By Anita Hermans, Child and Adolescent Psychologist, Lakeside Psychology.
People often ask me what does a child psychologist do and why would a child need to see a psychologist? These are both excellent questions and I hope to give you an overview right here!
A child psychologist focuses on a child’s development and helps to resolve any difficulties that may occur as a result of problems with development. When we think of the word ‘development’ we automatically think of a child’s physical development, that is how well they are growing, how much they weigh, whether they are rolling, sitting, crawling, or walking. However, a child’s development includes many more areas, and it is these less commonly talked about, but extremely important areas of a child’s development, that a child psychologist helps with. These include:
Cognitive development: understanding cause and effect, problem solving, using their imagination in play; and learning to read.
Social development: making eye contact, returning a smile, sharing, taking turns, and making friends.
Emotional development: recognizing emotions, naming how they feel, responding appropriately to other people’s feelings, learning to control their unpleasant feelings (such as fear, sadness, and anger).

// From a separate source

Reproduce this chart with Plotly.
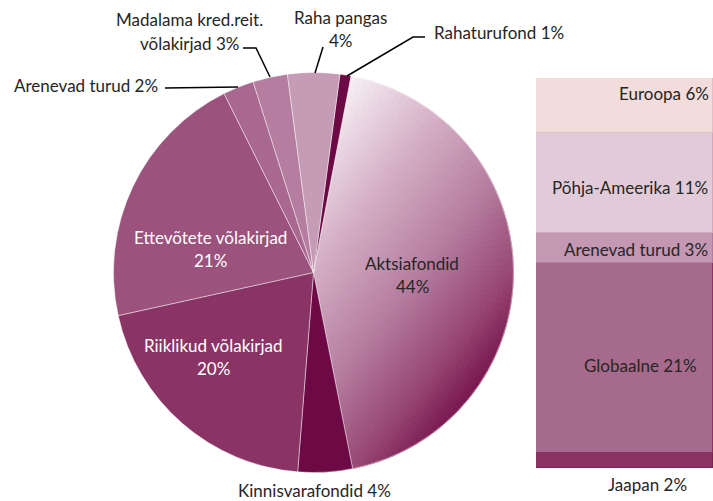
import numpy as np
import plotly.graph_objects as go

W, H = 713, 501

# ---------------- data ----------------
pie_labels = ["Rahaturufond", "Aktsiafondid", "Kinnisvarafondid", "Riiklikud võlakirjad",
              "Ettevõtete võlakirjad", "Arenevad turud", "Madalama kred.reit. võlakirjad", "Raha pangas"]
pie_values = [0.9, 43.9, 4.4, 20.3, 21.1, 2.5, 2.8, 4.2]
pie_colors = ["#6d0a45", "rgba(0,0,0,0)", "#6d0a45", "#8a3466", "#9b527c", "#a8688f", "#b57ea1", "#c59bb5"]

bar_labels = ["Jaapan", "Globaalne", "Arenevad turud", "Põhja-Ameerika", "Euroopa"]
bar_values = [1.7, 21.5, 3.4, 11.3, 6.2]
bar_text = ["Jaapan 2%", "Globaalne 21%", "Arenevad turud 3%", "Põhja-Ameerika 11%", "Euroopa 6%"]
bar_colors = ["#8b3263", "#a66a8c", "#c497b3", "#e2cbd9", "#f2dcdc"]
bar_lines = ["#7a2454", "#8b3263", "#b07f9f", "#cfaab9", "#e0c0c4"]

FONT = "Lato"
FS = 17
TXT = "#262626"

# ---------------- geometry ----------------
cx, cy, R = 313.5, 272.5, 200.0
rot = 7.6

def px(x):
    return x / W

def py(y):
    return 1 - y / H

fig = go.Figure()

# --- gradient fill for the Aktsiafondid slice (rings of sub-slices) ---
stops = [(0.0, (247, 241, 245)), (0.3, (214, 178, 200)), (0.6, (182, 126, 160)),
         (0.85, (150, 70, 114)), (1.0, (120, 22, 78))]

def grad(t):
    t = min(max(t, 0), 1)
    for (t0, c0), (t1, c1) in zip(stops[:-1], stops[1:]):
        if t <= t1:
            f = (t - t0) / (t1 - t0)
            c = [round(a + (b - a) * f) for a, b in zip(c0, c1)]
            return "rgb(%d,%d,%d)" % tuple(c)
    return "rgb(%d,%d,%d)" % stops[-1][1]

total = sum(pie_values)
ai = 1
v_before = sum(pie_values[:ai])
v_after = total - v_before - pie_values[ai]
th0 = rot + v_before / total * 360
span = pie_values[ai] / total * 360
DX, DY = 1.0, 0.8

def proj(rho, th_deg):
    th = np.radians(th_deg)
    return rho * (DX * np.sin(th) - DY * np.cos(th))

grid = [proj(r, th0 + s * span) for r in np.linspace(0, 1, 21) for s in np.linspace(0, 1, 81)]
pmin, pmax = min(grid), max(grid)

NR, NA = 40, 80
ring_values = [v_before] + [pie_values[ai] / NA] * NA + [v_after]
for k in range(NR, 0, -1):
    ro = k / NR
    rm = (k - 0.5) / NR
    cols = [grad((proj(rm, th0 + (j + 0.5) * span / NA) - pmin) / (pmax - pmin)) for j in range(NA)]
    allc = ["rgba(0,0,0,0)"] + cols + ["rgba(0,0,0,0)"]
    fig.add_trace(go.Pie(
        values=ring_values, sort=False, direction="clockwise", rotation=rot,
        marker=dict(colors=allc, line=dict(color=allc, width=0.7)),
        domain=dict(x=[px(cx - ro * R), px(cx + ro * R)], y=[py(cy + ro * R), py(cy - ro * R)]),
        textinfo="none", hoverinfo="skip", showlegend=False))

# --- main pie ---
fig.add_trace(go.Pie(
    labels=pie_labels, values=pie_values, sort=False, direction="clockwise", rotation=rot,
    marker=dict(colors=pie_colors, line=dict(color="rgba(255,255,255,0.55)", width=0.8)),
    domain=dict(x=[px(cx - R), px(cx + R)], y=[py(cy + R), py(cy - R)]),
    textinfo="none", showlegend=False))

# --- stacked bar ---
for lab, v, c, lc in zip(bar_labels, bar_values, bar_colors, bar_lines):
    fig.add_trace(go.Bar(x=[0], y=[v], name=lab, marker=dict(color=c, line=dict(color=lc, width=1)),
                         showlegend=False, xaxis="x", yaxis="y"))

ann = []

def A(text, x, y, xa="center", color=TXT, size=FS):
    ann.append(dict(text=text, x=px(x), y=py(y), xref="paper", yref="paper", xanchor=xa,
                    yanchor="middle", showarrow=False, font=dict(family=FONT, size=size, color=color)))

# pie labels
A("Madalama kred.reit.", 189, 20)
A("võlakirjad 3%", 189, 43)
A("Arenevad turud 2%", 160, 85, xa="right")
A("Raha pangas", 340, 17)
A("4%", 341, 41)
A("Rahaturufond 1%", 432, 32, xa="left")
A("Ettevõtete võlakirjad", 210, 237, color="white")
A("21%", 210, 260, color="white")
A("Riiklikud võlakirjad", 213, 345, color="white")
A("20%", 213, 368, color="white")
A("Aktsiafondid", 412, 263)
A("44%", 412, 286)
A("Kinnisvarafondid 4%", 314, 490)

# bar labels
A(bar_text[4], 711, 93, xa="right")
A(bar_text[3], 710, 187, xa="right")
A(bar_text[2], 710, 249, xa="right")
A(bar_text[1], 640, 365)
A(bar_text[0], 647, 484)

# leader lines
def path(pts):
    return "M " + " L ".join("%f,%f" % (px(x), py(y)) for x, y in pts)

shapes = []
for pts in [[(243, 48), (256, 48), (270, 77)],
            [(165, 88), (238, 87)],
            [(323, 47), (315, 73)],
            [(425, 37), (413, 37), (347, 76)]]:
    shapes.append(dict(type="path", path=path(pts), xref="paper", yref="paper",
                       line=dict(color="black", width=1.5)))

fig.update_layout(
    width=W, height=H, margin=dict(l=0, r=0, t=0, b=0),
    paper_bgcolor="white", plot_bgcolor="white",
    barmode="stack", bargap=0,
    xaxis=dict(domain=[536 / W, 1], range=[-0.5, 0.5], visible=False, fixedrange=True),
    yaxis=dict(domain=[py(468), py(78)], range=[0, sum(bar_values)], visible=False, fixedrange=True),
    annotations=ann, shapes=shapes, showlegend=False,
)

fig.write_html("out.html", config={"displayModeBar": False},
               post_script="document.body.style.margin='0';document.body.style.overflow='hidden';")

Language development: making and copying sounds, using single words and basic sentences, following instructions.
What influences a child’s development?
There are many factors that influence how a child develops, some of which we can influence, while others we can’t. Here are some of the factors that affect child development:
This initially includes their ‘biological blueprint’ they inherit from their parents, such as whether they will have blue or brown eyes, blonde or black hair and whether they are taller or smaller. Genetics also determine if a child will inherit certain disorders from their parents such as cystic fibrosis and muscular dystrophy.
A child’s development is also impacted by the style of parenting they receive. Research shows us there are various patterns of interaction between a child and parent, and this influences the bond or ‘attachment’ they form with one another. This pattern of interaction becomes the child’s ‘default’ style of relating not only to their parent, but to other people with whom they form a relationship later in life.
A child’s development is also affected by their family’s circumstances. For example how many siblings they have and which number child they are in family (something referred to as ‘birth order’), whether they witness their parents living in a mostly harmonious, conflictual or abusive relationship, or if a parent or sibling becomes seriously ill and/or passes away.
Once a child starts attending day-care, kindergarten or school, their development is impacted by everything their new environment offers. This includes participation in activities not previously encountered, engaging with new caregivers and teachers to get their needs and wants met and socialising with peers. Similarly, a child’s development is impacted by their involvement in other community-based groups and the various developmental opportunities these provide, for example through sporting, scouting or religious groups.
Recognizing problems with development
As you can see there are so many factors impacting on a child’s development, it’s no wonder that no two children develop at the same rate! So how can a parent tell if their child’s development is ‘normal’? Often parents have a hunch something is ‘not quite right’. They might ask friends with same age children if their child is speaking, toilet trained or able to write their name. They might look online and search for information about children’s typical ages and stages of development. Sometimes a carer or teacher may tell a parent they have noticed something ‘different’ about the child, or a maternal and child health nurse or doctor might detect something is ‘delayed’ at a scheduled check-up. If this comes as a surprise for the parent, it can be quite distressing and parents often unfairly blame themselves for their child’s developmental problem.
Fortunately, there are many issues a child psychologist can help with. Some of the most common issues that children see a psychologist for include: anxiety particularly phobias and separation anxiety, autism spectrum disorders which includes Asperger’s Syndrome, grief and loss often in regard to parental separation, behavioural problems, ADHD, bullying, sibling rivalry, toileting problems, sleeping issues, depression, and this list also goes on!
What does a child psychologist do to help?
The child psychologist’s job is to meet with you and your child to find out exactly what the issue is and how to best address it. This is usually achieved through an initial interview with one/both of the parents, possibly the use of a behavioural questionnaire, followed by an assessment session with the child. Given that children are often unable to speak about the problem, the use of carefully selected toys can allow children to communicate their thoughts, feelings, relationships and experiences through play. Play is non-threatening and builds a companionable relationship with the child.
Once a child is around 7-8 years of age, they are able to think more abstractly rather than concretely (thanks to their ongoing cognitive development!) and can take part in more ‘talking’ rather than ‘playing’ therapy. However much work with a child of this age still involves the use of hands-on creative activities and visual props to help explore concepts a child can’t see (e.g. anxiety) and to remind them of helpful techniques once they leave the office.
A parent’s role is very important when a child sees a psychologist, from providing historical and current information, to sitting patiently in the consult or waiting room, to practising new strategies at home with the child. Parents are the expert on their child and a child psychologist’s job is to support and work alongside the parents. Sometimes, we need to see the parent alone in order to do this and because not all conversations are suitable for ‘little ears’.
If you think your child would benefit from seeing a psychologist, please talk to your doctor. They will be able to discuss the issue with you and refer you to a child psychologist. The other option may be for your child to see a psychologist through their school.